--- begin Provided data ---
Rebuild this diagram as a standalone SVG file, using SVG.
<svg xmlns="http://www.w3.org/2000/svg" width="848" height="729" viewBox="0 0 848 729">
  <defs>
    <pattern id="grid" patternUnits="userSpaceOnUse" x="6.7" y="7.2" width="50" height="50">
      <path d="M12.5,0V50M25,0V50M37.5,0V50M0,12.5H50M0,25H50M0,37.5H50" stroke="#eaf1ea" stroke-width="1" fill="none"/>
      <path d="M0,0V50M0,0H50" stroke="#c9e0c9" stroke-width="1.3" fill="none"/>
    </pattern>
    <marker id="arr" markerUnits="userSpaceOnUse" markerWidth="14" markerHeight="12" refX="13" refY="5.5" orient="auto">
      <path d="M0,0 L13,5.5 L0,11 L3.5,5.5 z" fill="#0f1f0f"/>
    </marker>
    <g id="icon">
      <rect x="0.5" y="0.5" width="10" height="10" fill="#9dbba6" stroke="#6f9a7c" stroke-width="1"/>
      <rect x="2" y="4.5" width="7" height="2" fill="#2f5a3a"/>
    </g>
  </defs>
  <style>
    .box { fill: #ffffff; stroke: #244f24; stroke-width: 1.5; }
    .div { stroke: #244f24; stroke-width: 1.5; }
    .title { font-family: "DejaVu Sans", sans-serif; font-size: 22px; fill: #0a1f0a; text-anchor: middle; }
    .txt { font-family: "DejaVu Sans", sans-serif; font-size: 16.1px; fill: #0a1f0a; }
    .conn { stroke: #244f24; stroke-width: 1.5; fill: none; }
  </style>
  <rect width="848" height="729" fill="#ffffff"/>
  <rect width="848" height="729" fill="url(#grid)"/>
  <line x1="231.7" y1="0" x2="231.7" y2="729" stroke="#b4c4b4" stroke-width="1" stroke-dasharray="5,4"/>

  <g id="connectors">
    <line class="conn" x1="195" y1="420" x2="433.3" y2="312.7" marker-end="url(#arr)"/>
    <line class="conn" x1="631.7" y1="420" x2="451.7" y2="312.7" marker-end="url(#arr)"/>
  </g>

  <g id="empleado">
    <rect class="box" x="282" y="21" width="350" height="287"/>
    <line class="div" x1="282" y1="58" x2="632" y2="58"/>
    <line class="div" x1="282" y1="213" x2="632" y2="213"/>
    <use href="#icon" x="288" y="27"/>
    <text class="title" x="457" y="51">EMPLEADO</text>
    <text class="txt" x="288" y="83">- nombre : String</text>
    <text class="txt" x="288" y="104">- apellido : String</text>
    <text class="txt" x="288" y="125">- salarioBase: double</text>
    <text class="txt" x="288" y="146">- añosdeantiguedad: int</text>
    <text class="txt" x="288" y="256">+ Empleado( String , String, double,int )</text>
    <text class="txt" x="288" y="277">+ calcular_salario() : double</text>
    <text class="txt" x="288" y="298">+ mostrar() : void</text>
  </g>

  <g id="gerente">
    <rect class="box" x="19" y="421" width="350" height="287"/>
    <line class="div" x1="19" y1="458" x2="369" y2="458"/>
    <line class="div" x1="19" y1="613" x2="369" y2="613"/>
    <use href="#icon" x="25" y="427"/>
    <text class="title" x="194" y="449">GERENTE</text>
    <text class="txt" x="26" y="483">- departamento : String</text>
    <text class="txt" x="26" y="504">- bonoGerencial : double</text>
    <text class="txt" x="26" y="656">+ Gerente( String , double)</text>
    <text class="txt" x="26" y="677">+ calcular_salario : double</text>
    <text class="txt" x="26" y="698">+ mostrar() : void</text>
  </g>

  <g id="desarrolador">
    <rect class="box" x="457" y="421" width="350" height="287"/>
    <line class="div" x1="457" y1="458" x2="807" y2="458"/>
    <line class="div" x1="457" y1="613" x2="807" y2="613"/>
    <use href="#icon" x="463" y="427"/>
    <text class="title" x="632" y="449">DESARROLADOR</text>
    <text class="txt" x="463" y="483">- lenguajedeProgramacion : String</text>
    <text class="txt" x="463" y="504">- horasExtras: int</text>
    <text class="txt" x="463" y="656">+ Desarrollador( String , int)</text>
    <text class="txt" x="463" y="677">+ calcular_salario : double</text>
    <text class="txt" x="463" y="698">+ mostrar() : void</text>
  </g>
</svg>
--- end Provided data ---
=== Set problem ===
Print the listing above in full, exactly as it is.

=== Result of the task ===
Rebuild this diagram as a standalone SVG file, using SVG.
<svg xmlns="http://www.w3.org/2000/svg" width="848" height="729" viewBox="0 0 848 729">
  <defs>
    <pattern id="grid" patternUnits="userSpaceOnUse" x="6.7" y="7.2" width="50" height="50">
      <path d="M12.5,0V50M25,0V50M37.5,0V50M0,12.5H50M0,25H50M0,37.5H50" stroke="#eaf1ea" stroke-width="1" fill="none"/>
      <path d="M0,0V50M0,0H50" stroke="#c9e0c9" stroke-width="1.3" fill="none"/>
    </pattern>
    <marker id="arr" markerUnits="userSpaceOnUse" markerWidth="14" markerHeight="12" refX="13" refY="5.5" orient="auto">
      <path d="M0,0 L13,5.5 L0,11 L3.5,5.5 z" fill="#0f1f0f"/>
    </marker>
    <g id="icon">
      <rect x="0.5" y="0.5" width="10" height="10" fill="#9dbba6" stroke="#6f9a7c" stroke-width="1"/>
      <rect x="2" y="4.5" width="7" height="2" fill="#2f5a3a"/>
    </g>
  </defs>
  <style>
    .box { fill: #ffffff; stroke: #244f24; stroke-width: 1.5; }
    .div { stroke: #244f24; stroke-width: 1.5; }
    .title { font-family: "DejaVu Sans", sans-serif; font-size: 22px; fill: #0a1f0a; text-anchor: middle; }
    .txt { font-family: "DejaVu Sans", sans-serif; font-size: 16.1px; fill: #0a1f0a; }
    .conn { stroke: #244f24; stroke-width: 1.5; fill: none; }
  </style>
  <rect width="848" height="729" fill="#ffffff"/>
  <rect width="848" height="729" fill="url(#grid)"/>
  <line x1="231.7" y1="0" x2="231.7" y2="729" stroke="#b4c4b4" stroke-width="1" stroke-dasharray="5,4"/>

  <g id="connectors">
    <line class="conn" x1="195" y1="420" x2="433.3" y2="312.7" marker-end="url(#arr)"/>
    <line class="conn" x1="631.7" y1="420" x2="451.7" y2="312.7" marker-end="url(#arr)"/>
  </g>

  <g id="empleado">
    <rect class="box" x="282" y="21" width="350" height="287"/>
    <line class="div" x1="282" y1="58" x2="632" y2="58"/>
    <line class="div" x1="282" y1="213" x2="632" y2="213"/>
    <use href="#icon" x="288" y="27"/>
    <text class="title" x="457" y="51">EMPLEADO</text>
    <text class="txt" x="288" y="83">- nombre : String</text>
    <text class="txt" x="288" y="104">- apellido : String</text>
    <text class="txt" x="288" y="125">- salarioBase: double</text>
    <text class="txt" x="288" y="146">- añosdeantiguedad: int</text>
    <text class="txt" x="288" y="256">+ Empleado( String , String, double,int )</text>
    <text class="txt" x="288" y="277">+ calcular_salario() : double</text>
    <text class="txt" x="288" y="298">+ mostrar() : void</text>
  </g>

  <g id="gerente">
    <rect class="box" x="19" y="421" width="350" height="287"/>
    <line class="div" x1="19" y1="458" x2="369" y2="458"/>
    <line class="div" x1="19" y1="613" x2="369" y2="613"/>
    <use href="#icon" x="25" y="427"/>
    <text class="title" x="194" y="449">GERENTE</text>
    <text class="txt" x="26" y="483">- departamento : String</text>
    <text class="txt" x="26" y="504">- bonoGerencial : double</text>
    <text class="txt" x="26" y="656">+ Gerente( String , double)</text>
    <text class="txt" x="26" y="677">+ calcular_salario : double</text>
    <text class="txt" x="26" y="698">+ mostrar() : void</text>
  </g>

  <g id="desarrolador">
    <rect class="box" x="457" y="421" width="350" height="287"/>
    <line class="div" x1="457" y1="458" x2="807" y2="458"/>
    <line class="div" x1="457" y1="613" x2="807" y2="613"/>
    <use href="#icon" x="463" y="427"/>
    <text class="title" x="632" y="449">DESARROLADOR</text>
    <text class="txt" x="463" y="483">- lenguajedeProgramacion : String</text>
    <text class="txt" x="463" y="504">- horasExtras: int</text>
    <text class="txt" x="463" y="656">+ Desarrollador( String , int)</text>
    <text class="txt" x="463" y="677">+ calcular_salario : double</text>
    <text class="txt" x="463" y="698">+ mostrar() : void</text>
  </g>
</svg>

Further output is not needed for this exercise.